__Excerpted records__.
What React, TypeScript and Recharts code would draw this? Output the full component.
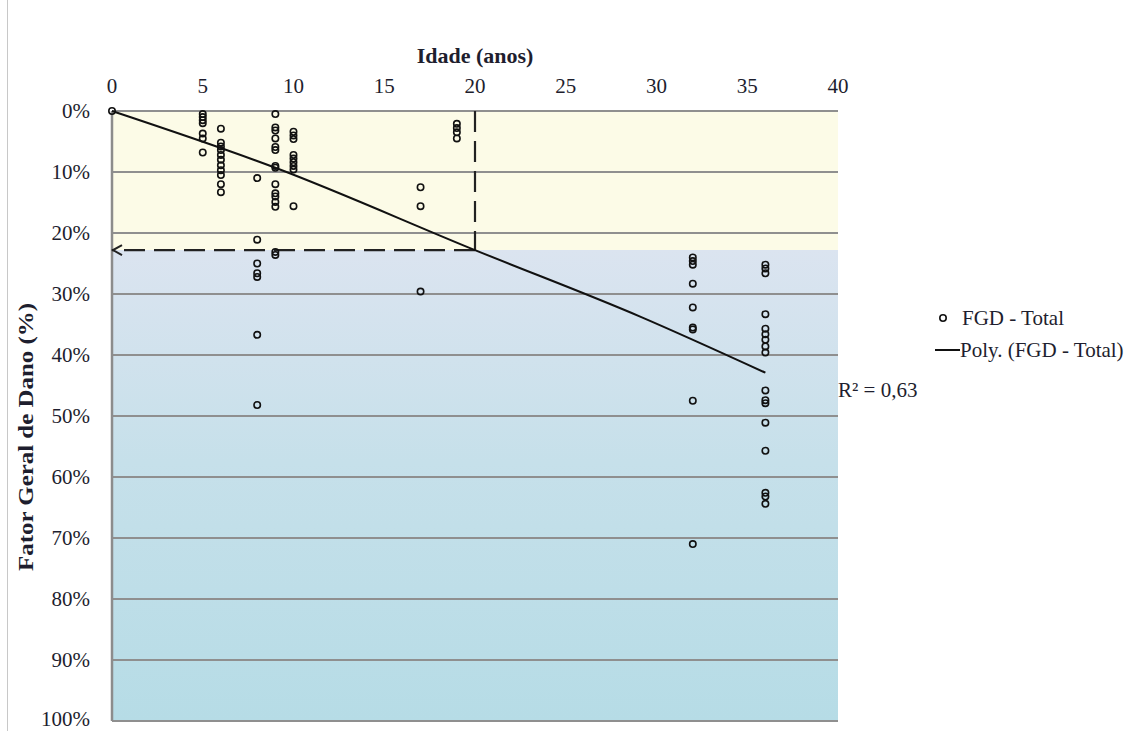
import React from 'react';
import {
  ComposedChart, Scatter, Line, XAxis, YAxis,
  ReferenceArea, ReferenceLine, ReferenceDot,
} from 'recharts';

// ---- data ----
const fgdAge0 = [0];
const fgdAge5 = [0.5, 1.0, 1.5, 2.0, 3.7, 4.5, 6.8];
const fgdAge6 = [2.9, 5.2, 5.8, 6.4, 7.2, 8.0, 8.9, 9.7, 10.5, 12.0, 13.3];
const fgdAge8 = [11.0, 21.1, 25.0, 26.6, 27.2, 36.7, 48.2];
const fgdAge9 = [0.5, 2.7, 3.2, 4.5, 5.9, 6.4, 9.0, 9.3, 12.0, 13.5, 14.0, 14.9, 15.7, 23.1, 23.6];
const fgdAge10 = [3.4, 4.0, 4.6, 7.2, 7.8, 8.4, 9.0, 9.6, 15.6];
const fgdAge17 = [12.5, 15.6, 29.6];
const fgdAge19 = [2.1, 2.8, 3.5, 4.5];
const fgdAge32 = [24.0, 24.6, 25.2, 28.3, 32.2, 35.5, 35.8, 47.5, 71.0];
const fgdAge36 = [25.2, 25.8, 26.6, 33.3, 35.7, 36.6, 37.5, 38.6, 39.6, 45.8, 47.4, 47.9, 51.1, 55.7, 62.6, 63.2, 64.4];

const ages = [0, 5, 6, 8, 9, 10, 17, 19, 32, 36];
const valuesByAge = [fgdAge0, fgdAge5, fgdAge6, fgdAge8, fgdAge9, fgdAge10, fgdAge17, fgdAge19, fgdAge32, fgdAge36];

const trendAges = [0, 9, 20, 29.1, 36];
const trendValues = [0, 9.3, 22.8, 33.7, 42.9];

const xTicks = [0, 5, 10, 15, 20, 25, 30, 35, 40];
const yTicks = [0, 10, 20, 30, 40, 50, 60, 70, 80, 90, 100];

const refAge = 20;
const refFGD = 22.8;

const seriesName = 'FGD - Total';
const trendName = 'Poly. (FGD - Total)';
const r2Label = 'R² = 0,63';

const scatterData = ages.flatMap((a, i) => valuesByAge[i].map((v) => ({ x: a, y: v })));
const trendData = trendAges.map((a, i) => ({ x: a, y: trendValues[i] }));

const FONT = '"Liberation Serif", "Times New Roman", serif';
const TEXT = '#1e1e2e';

const Ring = (props: any) => {
  const { cx, cy } = props;
  if (cx == null || cy == null) return null;
  return <circle cx={cx} cy={cy} r={3.2} fill="none" stroke="#111" strokeWidth={1.6} />;
};

const Arrow = (props: any) => {
  const { cx, cy } = props;
  if (cx == null || cy == null) return null;
  return (
    <path
      d={`M ${cx + 10} ${cy - 5} L ${cx + 1} ${cy} L ${cx + 10} ${cy + 5}`}
      fill="none"
      stroke="#222"
      strokeWidth={2}
    />
  );
};

export default function App() {
  return (
    <div style={{ position: 'absolute', left: 0, top: 0, width: 1145, height: 731, background: '#fff' }}>
      <div style={{ position: 'absolute', left: 7, top: 0, width: 1, height: 731, background: '#c8c8c8' }} />
      <ComposedChart
        width={1145}
        height={731}
        margin={{ top: 45, right: 307, bottom: 10, left: 0 }}
        style={{ fontFamily: FONT }}
      >
        <defs>
          <linearGradient id="blueGrad" x1="0" y1="0" x2="0" y2="1">
            <stop offset="0%" stopColor="#dbe4f0" />
            <stop offset="45%" stopColor="#c6e0ea" />
            <stop offset="100%" stopColor="#b6dce6" />
          </linearGradient>
        </defs>
        <XAxis
          type="number"
          dataKey="x"
          orientation="top"
          domain={[0, 40]}
          ticks={xTicks}
          height={66}
          axisLine={false}
          tickLine={false}
          tickSize={0}
          tickMargin={18}
          tick={{ fontSize: 21, fill: TEXT, fontFamily: FONT }}
          label={{
            content: (p: any) => {
              const vb = p.viewBox || {};
              return (
                <text
                  x={vb.x + vb.width / 2}
                  y={63}
                  textAnchor="middle"
                  fontFamily={FONT}
                  fontWeight="bold"
                  fontSize={22}
                  fill={TEXT}
                >
                  Idade (anos)
                </text>
              );
            },
          }}
        />
        <YAxis
          type="number"
          dataKey="y"
          domain={[0, 100]}
          reversed
          ticks={yTicks}
          width={112}
          tickFormatter={(v: number) => `${v}%`}
          axisLine={false}
          tickLine={false}
          tickSize={0}
          tickMargin={22}
          tick={{ fontSize: 21, fill: TEXT, fontFamily: FONT }}
          label={{
            content: () => (
              <text
                x={25}
                y={437}
                transform="rotate(-90, 25, 437)"
                textAnchor="middle"
                dominantBaseline="central"
                fontFamily={FONT}
                fontWeight="bold"
                fontSize={22}
                textLength={268}
                lengthAdjust="spacingAndGlyphs"
                fill={TEXT}
              >
                Fator Geral de Dano (%)
              </text>
            ),
          }}
        />
        <ReferenceArea y1={0} y2={refFGD} x1={0} x2={40} fill="#fcfbe7" fillOpacity={1} stroke="none" ifOverflow="hidden" />
        <ReferenceArea y1={refFGD} y2={100} x1={0} x2={40} fill="url(#blueGrad)" fillOpacity={1} stroke="none" ifOverflow="hidden" />
        {yTicks.map((t) => (
          <ReferenceLine key={`g${t}`} y={t} stroke="#8f8f8f" strokeWidth={2} ifOverflow="visible" />
        ))}
        <ReferenceLine x={0} stroke="#8c8c8c" strokeWidth={2.5} ifOverflow="visible" />
        <ReferenceLine
          segment={[{ x: refAge, y: 0 }, { x: refAge, y: refFGD }]}
          stroke="#222"
          strokeWidth={2.2}
          strokeDasharray="21 9"
        />
        <ReferenceLine
          segment={[{ x: refAge, y: refFGD }, { x: 0, y: refFGD }]}
          stroke="#222"
          strokeWidth={2.2}
          strokeDasharray="21 9"
        />
        <ReferenceDot x={0} y={refFGD} shape={Arrow} />
        <Scatter
          name={seriesName}
          data={scatterData}
          shape={Ring}
          isAnimationActive={false}
        />
        <Line
          name={trendName}
          data={trendData}
          dataKey="y"
          type="monotone"
          stroke="#111"
          strokeWidth={2}
          dot={false}
          activeDot={false}
          isAnimationActive={false}
        />
      </ComposedChart>
      <svg
        width={315}
        height={120}
        style={{ position: 'absolute', left: 830, top: 290, overflow: 'visible' }}
      >
        <circle cx={113} cy={28} r={3.2} fill="none" stroke="#111" strokeWidth={1.6} />
        <text x={132} y={35} fontFamily={FONT} fontSize={21} fill={TEXT}>{seriesName}</text>
        <line x1={105} x2={130} y1={60} y2={60} stroke="#111" strokeWidth={2} />
        <text x={130} y={67} fontFamily={FONT} fontSize={21} fill={TEXT}>{trendName}</text>
        <text x={8} y={107} fontFamily={FONT} fontSize={21} fill={TEXT}>{r2Label}</text>
      </svg>
    </div>
  );
}
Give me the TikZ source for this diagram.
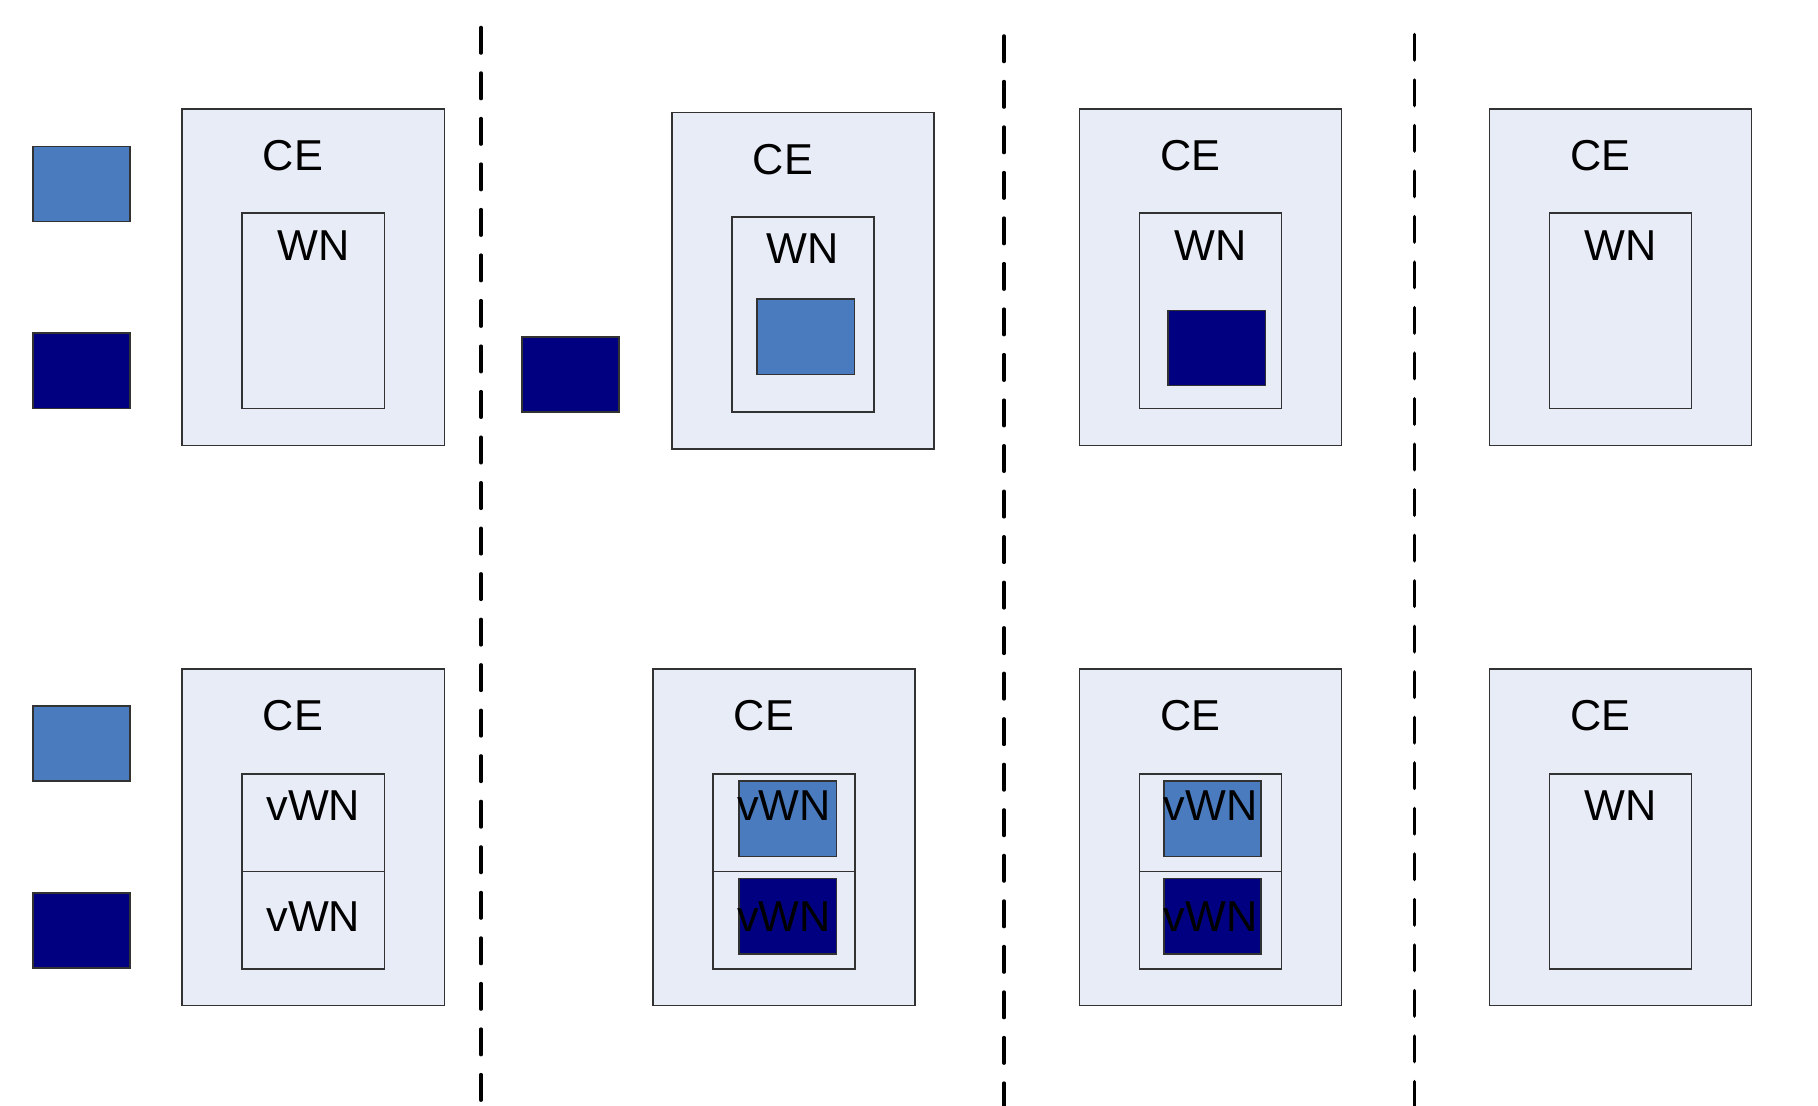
\documentclass[tikz,border=0pt]{standalone}
\usepackage{fontspec}
\setmainfont{Liberation Sans}
\definecolor{lb}{RGB}{74,123,191}
\definecolor{dk}{RGB}{0,0,128}
\definecolor{cefill}{RGB}{232,236,247}
\definecolor{edge}{RGB}{50,50,50}
\begin{document}
\begin{tikzpicture}[x=0.01cm,y=-0.01cm,
  box/.style={draw=edge, line width=0.45pt, inner sep=0pt, outer sep=0pt},
  ce/.style={box, fill=cefill, minimum width=2.62cm, minimum height=3.36cm},
  wn/.style={box, fill=cefill, minimum width=1.42cm, minimum height=1.95cm},
  sq/.style={box, minimum width=0.97cm, minimum height=0.75cm},
  lbsq/.style={sq, fill=lb},
  dksq/.style={sq, fill=dk},
  lbl/.style={anchor=base, font=\fontsize{12.3pt}{14pt}\selectfont, inner sep=0pt},
  sepline/.style={line width=1pt, line cap=round, dash pattern=on 0.255cm off 0.2cm}]
\useasboundingbox[fill=white] (0,0) rectangle (1818,1106);
% separators
\coordinate (t1) at (481,27.5);   \coordinate (b1) at (481,1106);
\coordinate (t2) at (1004,36);    \coordinate (b2) at (1004,1106);
\coordinate (t3) at (1414.5,34.5);\coordinate (b3) at (1414.5,1106);
\draw[sepline] (t1) -- (b1);
\draw[sepline] (t2) -- (b2);
\draw[sepline] (t3) -- (b3);
% ---------- row 1 ----------
\node[lbsq] (lb1) at (81.5,184) {};
\node[dksq] (dk1) at (81.5,370.8) {};
\node[ce] (ce1) at (313.3,277.3) {};
\node[wn] (wn1) at (313.3,310.8) {};
\node[lbl] (ce1t) at (293,170.7) {CE};
\node[lbl] (wn1t) at (313.3,260) {WN};

\node[dksq] (dk2) at (570.4,374.5) {};
\node[ce] (ce2) at (803,280.8) {};
\node[wn] (wn2) at (803,314.3) {};
\node[lbsq] (lbin2) at (805.8,336.8) {};
\node[lbl] (ce2t) at (783,174.2) {CE};
\node[lbl] (wn2t) at (803,263.5) {WN};

\node[ce] (ce3) at (1210.4,277.3) {};
\node[wn] (wn3) at (1210.4,310.8) {};
\node[dksq] (dkin3) at (1216.8,347.9) {};
\node[lbl] (ce3t) at (1190.4,170.7) {CE};
\node[lbl] (wn3t) at (1210.4,260) {WN};

\node[ce] (ce4) at (1620.6,277.3) {};
\node[wn] (wn4) at (1620.6,310.8) {};
\node[lbl] (ce4t) at (1600.6,170.7) {CE};
\node[lbl] (wn4t) at (1620.6,260) {WN};
% ---------- row 2 ----------
\node[lbsq] (lb1b) at (81.5,743.7) {};
\node[dksq] (dk1b) at (81.5,930.3) {};
\node[ce] (ce1b) at (313.3,837.3) {};
\node[wn] (vw1) at (313.3,871.3) {};
\draw[edge, line width=0.45pt] (vw1.west) -- (vw1.east);
\node[lbl] (ce1bt) at (293,730.7) {CE};
\node[lbl] (vw1a) at (313.3,820) {vWN};
\node[lbl] (vw1b) at (313.3,931.7) {vWN};

\node[ce] (ce2b) at (784,837.3) {};
\node[wn] (vw2) at (784,871.3) {};
\draw[edge, line width=0.45pt] (vw2.west) -- (vw2.east);
\node[lbsq] (lb2b) at (787.8,818.8) {};
\node[dksq] (dk2b) at (787.8,916.2) {};
\node[lbl] (ce2bt) at (764,730.7) {CE};
\node[lbl] (vw2a) at (784,820) {vWN};
\node[lbl] (vw2b) at (784,931.7) {vWN};

\node[ce] (ce3b) at (1210.4,837.3) {};
\node[wn] (vw3) at (1210.4,871.3) {};
\draw[edge, line width=0.45pt] (vw3.west) -- (vw3.east);
\node[lbsq] (lb3b) at (1212.7,818.8) {};
\node[dksq] (dk3b) at (1212.7,916.2) {};
\node[lbl] (ce3bt) at (1190.4,730.7) {CE};
\node[lbl] (vw3a) at (1210.4,820) {vWN};
\node[lbl] (vw3b) at (1210.4,931.7) {vWN};

\node[ce] (ce4b) at (1620.6,837.3) {};
\node[wn] (wn4b) at (1620.6,871.3) {};
\node[lbl] (ce4bt) at (1600.6,730.7) {CE};
\node[lbl] (wn4bt) at (1620.6,820) {WN};
\end{tikzpicture}
\end{document}
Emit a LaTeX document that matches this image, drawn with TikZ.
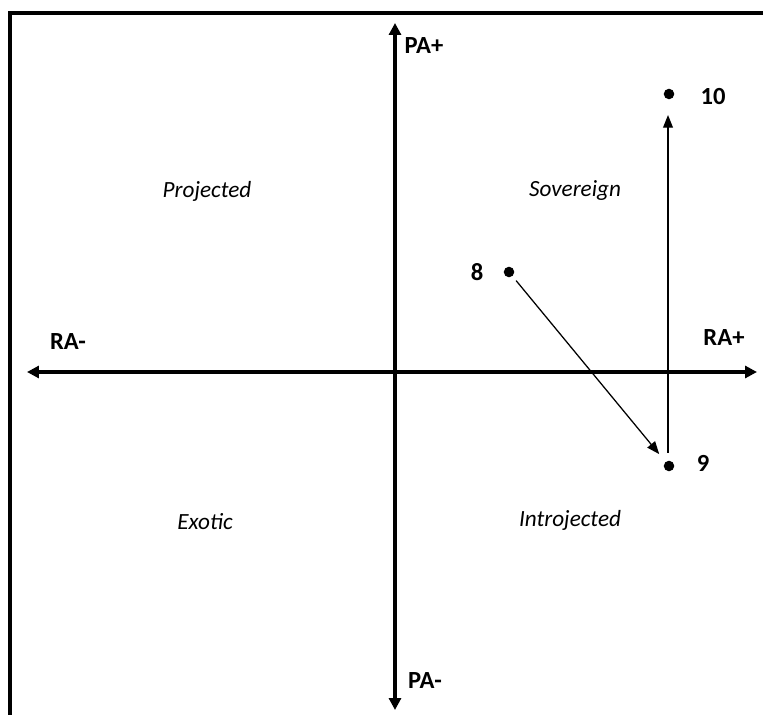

__What to produce__.
Up to and including the line containing "62.6, 63.2, 64.4];", repeat every line from the start of the data, but none of the pictures.

__Result of the task__.
What React, TypeScript and Recharts code would draw this? Output the full component.
import React from 'react';
import {
  ComposedChart, Scatter, Line, XAxis, YAxis,
  ReferenceArea, ReferenceLine, ReferenceDot,
} from 'recharts';

// ---- data ----
const fgdAge0 = [0];
const fgdAge5 = [0.5, 1.0, 1.5, 2.0, 3.7, 4.5, 6.8];
const fgdAge6 = [2.9, 5.2, 5.8, 6.4, 7.2, 8.0, 8.9, 9.7, 10.5, 12.0, 13.3];
const fgdAge8 = [11.0, 21.1, 25.0, 26.6, 27.2, 36.7, 48.2];
const fgdAge9 = [0.5, 2.7, 3.2, 4.5, 5.9, 6.4, 9.0, 9.3, 12.0, 13.5, 14.0, 14.9, 15.7, 23.1, 23.6];
const fgdAge10 = [3.4, 4.0, 4.6, 7.2, 7.8, 8.4, 9.0, 9.6, 15.6];
const fgdAge17 = [12.5, 15.6, 29.6];
const fgdAge19 = [2.1, 2.8, 3.5, 4.5];
const fgdAge32 = [24.0, 24.6, 25.2, 28.3, 32.2, 35.5, 35.8, 47.5, 71.0];
const fgdAge36 = [25.2, 25.8, 26.6, 33.3, 35.7, 36.6, 37.5, 38.6, 39.6, 45.8, 47.4, 47.9, 51.1, 55.7, 62.6, 63.2, 64.4];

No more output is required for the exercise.